1. Explicitly Bridge the Topics (The “Intersection” Strategy)
Do not post about “Housing Economics” in a vacuum. Post about “The Impact of Software Automation on Housing Market Efficiency” or “Data Engineering Challenges in Demographic Modeling.”

  • Why it works: This leverages your existing Tech Authority to validate your new topic. The algorithm sees the connection to your core expertise (Software/Data) and allows the post to pass the “Knowledge Graph” check while introducing the economic element.
  • Action: Frame your economic insights through the lens of a technologist. Use your engineering background as the credential that makes your economic analysis unique (e.g., “Analyzing housing trends using the same rigorous logic I apply to system architecture”).

2. Optimize Profile Signals for the New Niche
The algorithm weighs your Headline and About section heavily for categorization.

  • Headline Adjustment: If you want to be seen as an expert in both, your headline must reflect the intersection. Instead of just “Software Engineer,” try: “Software Engineer & MBA | Analyzing Economic Trends Through Data & Technology.”
  • About Section: Explicitly state your dual focus in the first 300 characters. Mention your MBA and your specific interest in applying technical rigor to economic problems. This gives the AI the semantic tokens it needs to categorize you as a hybrid expert.

3. Consistency and “Training” the Algorithm
The AI learns from your last 2-3 months of activity.
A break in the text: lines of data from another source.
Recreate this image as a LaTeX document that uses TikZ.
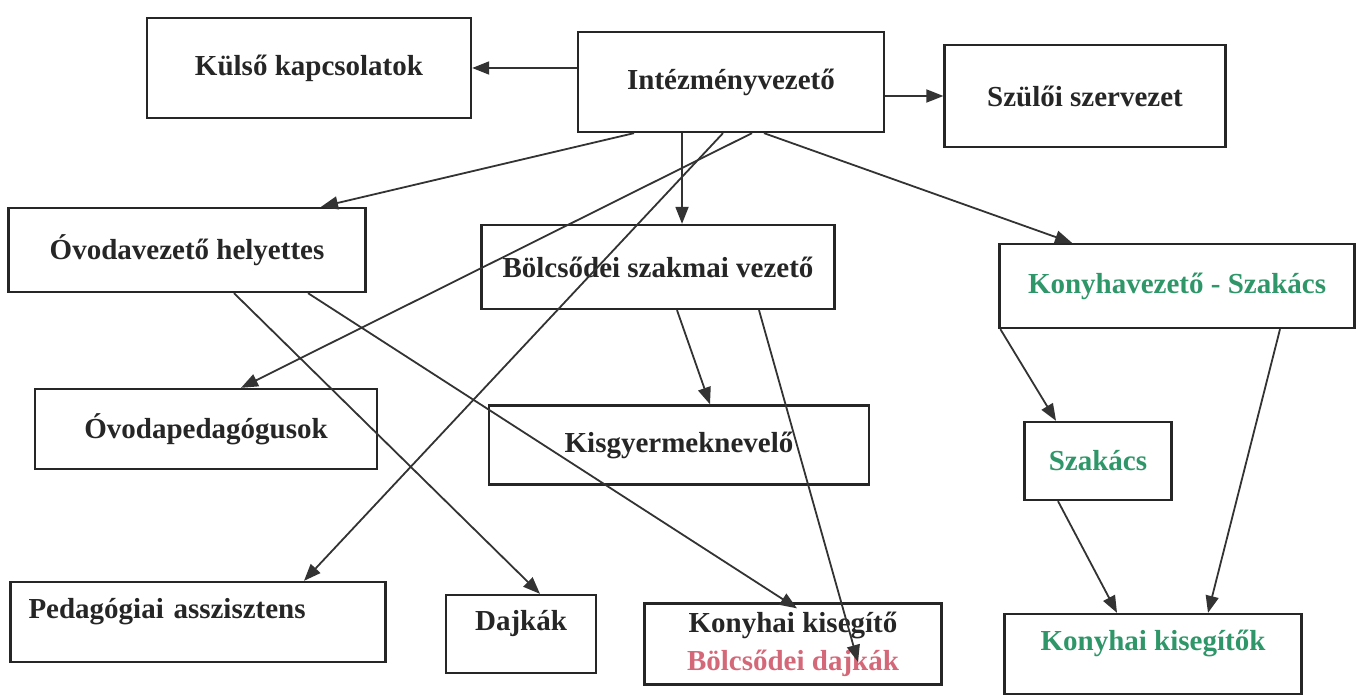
\documentclass[tikz,border=0pt]{standalone}
\usepackage{fontspec}
\setmainfont{Liberation Serif}
\usetikzlibrary{arrows.meta}
\definecolor{kitchen}{RGB}{46,150,104}
\definecolor{nursery}{RGB}{212,104,120}
\begin{document}
\begin{tikzpicture}[x=1pt,y=-1pt,
box/.style={draw=black!85,line width=2.3pt,text=black!85,font=\bfseries\fontsize{29}{36}\selectfont,inner sep=0pt},
upper/.style={text height=20pt,text depth=28pt},
arr/.style={draw=black!80,line width=1.8pt,-{Triangle[length=17pt,width=13pt]}},
green/.style={text=kitchen}]
\useasboundingbox (0,0) rectangle (1359,698);
% first row
\node[box,minimum width=324pt,minimum height=100pt] (kulso) at (309,68) {Külső kapcsolatok};
\node[box,minimum width=306pt,minimum height=100pt] (intez) at (731,82) {Intézményvezető};
\node[box,minimum width=281pt,minimum height=102pt] (szuloi) at (1085,96) {Szülői szervezet};
% second row
\node[box,minimum width=357pt,minimum height=84pt] (helyettes) at (187,250) {Óvodavezető helyettes};
\node[box,minimum width=353pt,minimum height=84pt] (bolcsvez) at (658,267) {Bölcsődei szakmai vezető};
\node[box,green,minimum width=355pt,minimum height=84pt] (konyhavez) at (1177,286) {Konyhavezető - Szakács};
% third row
\node[box,minimum width=342pt,minimum height=80pt] (ovodaped) at (206,429) {Óvodapedagógusok};
\node[box,minimum width=380pt,minimum height=79pt] (kisgyerm) at (679,445) {Kisgyermeknevelő};
\node[box,green,minimum width=147pt,minimum height=78pt] (szakacs) at (1098,461) {Szakács};
% bottom row
\node[box,upper,minimum width=375pt,minimum height=80pt,text width=339pt,align=left] (pedassz) at (198,622) {Pedagógiai asszisztens};
\node[box,upper,minimum width=150pt,minimum height=78pt] (dajkak) at (521,634) {Dajkák};
\node[box,minimum width=297pt,minimum height=81pt,align=center] (kisegito) at (793,644) {Konyhai kisegítő\\[2pt]\textcolor{nursery}{Bölcsődei dajkák}};
\node[box,green,upper,minimum width=297pt,minimum height=80pt] (kisegitok) at (1153,654) {Konyhai kisegítők};
% connectors
\draw[arr] (intez.west|-kulso.east) -- (kulso.east);
\draw[arr] (intez.east|-szuloi.west) -- (szuloi.west);
\draw[arr] ([xshift=-97pt]intez.south) -- ([xshift=134pt]helyettes.north);
\draw[arr] ([xshift=-49pt]intez.south) -- ([xshift=-49pt]intez.south|-bolcsvez.north);
\draw[arr] ([xshift=-8pt]intez.south) -- ([xshift=106pt]pedassz.north);
\draw[arr] ([xshift=21pt]intez.south) -- ([xshift=35pt]ovodaped.north);
\draw[arr] ([xshift=33pt]intez.south) -- ([xshift=-105pt]konyhavez.north);
\draw[arr] ([xshift=47pt]helyettes.south) -- ([xshift=19pt]dajkak.north);
\draw[arr] ([xshift=121pt]helyettes.south) -- ([xshift=4pt,yshift=-6pt]kisegito.north);
\draw[arr] ([xshift=19pt]bolcsvez.south) -- ([xshift=31pt]kisgyerm.north);
\draw[arr] ([xshift=101pt]bolcsvez.south) -- ([xshift=65pt,yshift=-18pt]kisegito.center);
\draw[arr] ([xshift=2pt]konyhavez.south west) -- ([xshift=-42pt]szakacs.north);
\draw[arr] ([xshift=103pt]konyhavez.south) -- ([xshift=55pt]kisegitok.north);
\draw[arr] ([xshift=-40pt]szakacs.south) -- ([xshift=-36pt]kisegitok.north);
\end{tikzpicture}
\end{document}
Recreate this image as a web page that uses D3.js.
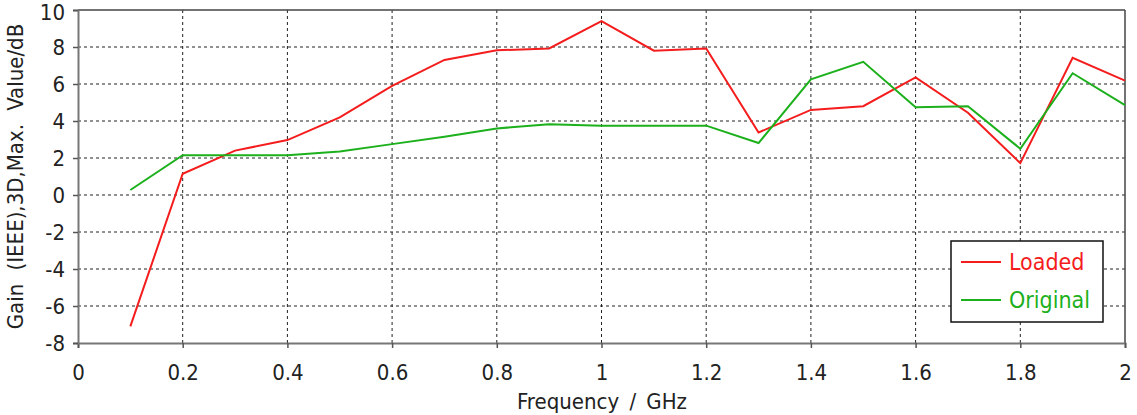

A single post on economics will be treated as an outlier.

  • The 80/20 Rule: Maintain 80% of your content in your strong “Tech” lane to keep your overall authority score high. Use the remaining 20% for “Economics,” but ensure these posts are deeply analytical and data-driven (leveraging your engineering brand) to signal high quality.
  • Engagement Validation: Engage heavily (commenting, sharing) with other recognized voices in the housing/economics space before and after you post. This signals to the algorithm that you are part of that specific community conversation, helping to build a secondary “authority node” for your profile.